Christmas jobs misery for public sector workers
Thousands of public sector workers have begun receiving grim news about their jobs in the run up to Christmas.
The GMB union says "at risk" warning letters are hitting doormats around the UK as councils and other services serve legal notice of cuts.
It says workers face a miserable Christmas, with 87,374 posts under threat so far at 107 UK councils.
Local Government Minister Grant Shapps accused trade unions of "ramping up" stories of job cuts for political gain.
Nearly all local authorities have until 31 March to start making savings and by law have to give staff 90 days' notice.
The redundancies follow hefty cuts to councils' budgets as a result of the government's austerity measures.
GMB national secretary Brian Strutton said: "Every job lost is a personal tragedy and often a family left despairing for their future.
"What sort of Christmas is it going to be for the council workers under notice of redundancy?"
He said union officers were consulting members on what to do in this "unprecedented situation".
Janice Davis, social services administration manager, Nottinghamshire County Council:
"I received an email about being at risk of redundancy in October. I should find out where I stand in January.
"I'm fearful. At 56, I don't know where I would stand, looking at the current job climate and my age. If I was younger I might not be so fearful, but I have about 11 years left before retiring.
"It's a very unsettling time. If I lost my job my husband and I would have to consider selling the house and downsizing.
"I manage 10 people. Everybody in my team got the email, as well as people who work alongside me and above me.
"There are 450 administrative workers and 150 jobs will go. We look after a team of more than 1,000 social workers so that they can go out and look after children. Without us they would spend more time in the office doing paperwork."
Social workers, school dinner ladies, meals on wheels providers, refuse collectors, youth workers, and home helps are among those under threat, the union says.
A GMB spokesman told the BBC some councils - such as Northamptonshire County Council - had deliberately delayed sending out letters until after Christmas.
The final, legal deadline to formally announce job cuts is 1 January 2011.
The coalition hopes private sector job creation will offset an estimated 330,000 public sector redundancies over the next four years.
Local Government Minister Grant Shapps said: "Employers are legally required to issue such notices when they restructure.
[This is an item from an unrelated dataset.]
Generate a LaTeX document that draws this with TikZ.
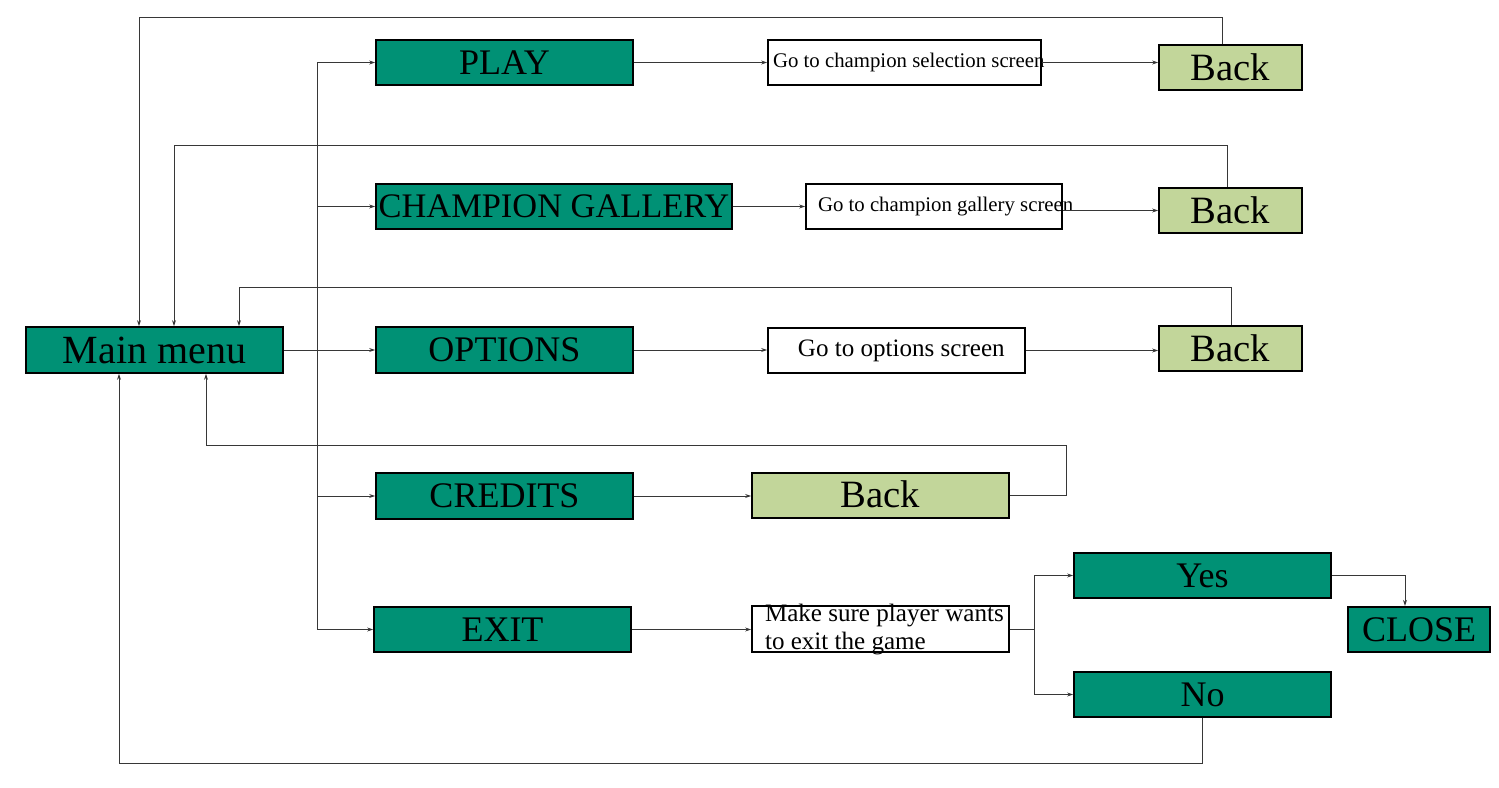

But changes to terms and conditions, and the restructuring of job posts, are not the same as issuing P45s.
"Every employer, whether in the private or public sector, needs to approach restructuring with care, and recognise the need to show and treat staff with respect.
"But the trade unions aren't helping this process by intentionally ramping up stories of job cuts for political gain."
The Local Government Employers, a body which works with local councils on pension and employment issues, said councils had been put in a difficult position.
Councils with biggest job losses
- Lancashire County Council - 6,000
- Birmingham City Council - 5,000
- Leeds City Council - 3,000
- Norfolk County Council - 3,000
- Glasgow City Council - 3,000
- Newcastle-upon-Tyne City Council - 2,000
- Derbyshire County Council - 2,000
- Lambeth Council, London - 2,000
- Cornwall Council - 2,000
A spokesman said: "These cuts are effective from 1 April, and as there is a statutory obligation to consult on any redundancies over a 90-day period, councils are left with no choice but to start making tough decisions now.
"No council cuts jobs lightly, but many are being left with no choice. Some jobs will go in natural wastage, not filling vacancies and voluntary redundancy.
"However, we cannot escape the fact that some losses will be dedicated professional posts that, given a choice, councils would not want to see go."
Earlier this month the latest jobless figures for the UK showed a 35,000 increase to 2.5 million in the three months to October.
The surprise increase, revealed by the Office for National Statistics, was driven almost entirely by public sector job losses - pushing the unemployment rate up to 7.9%.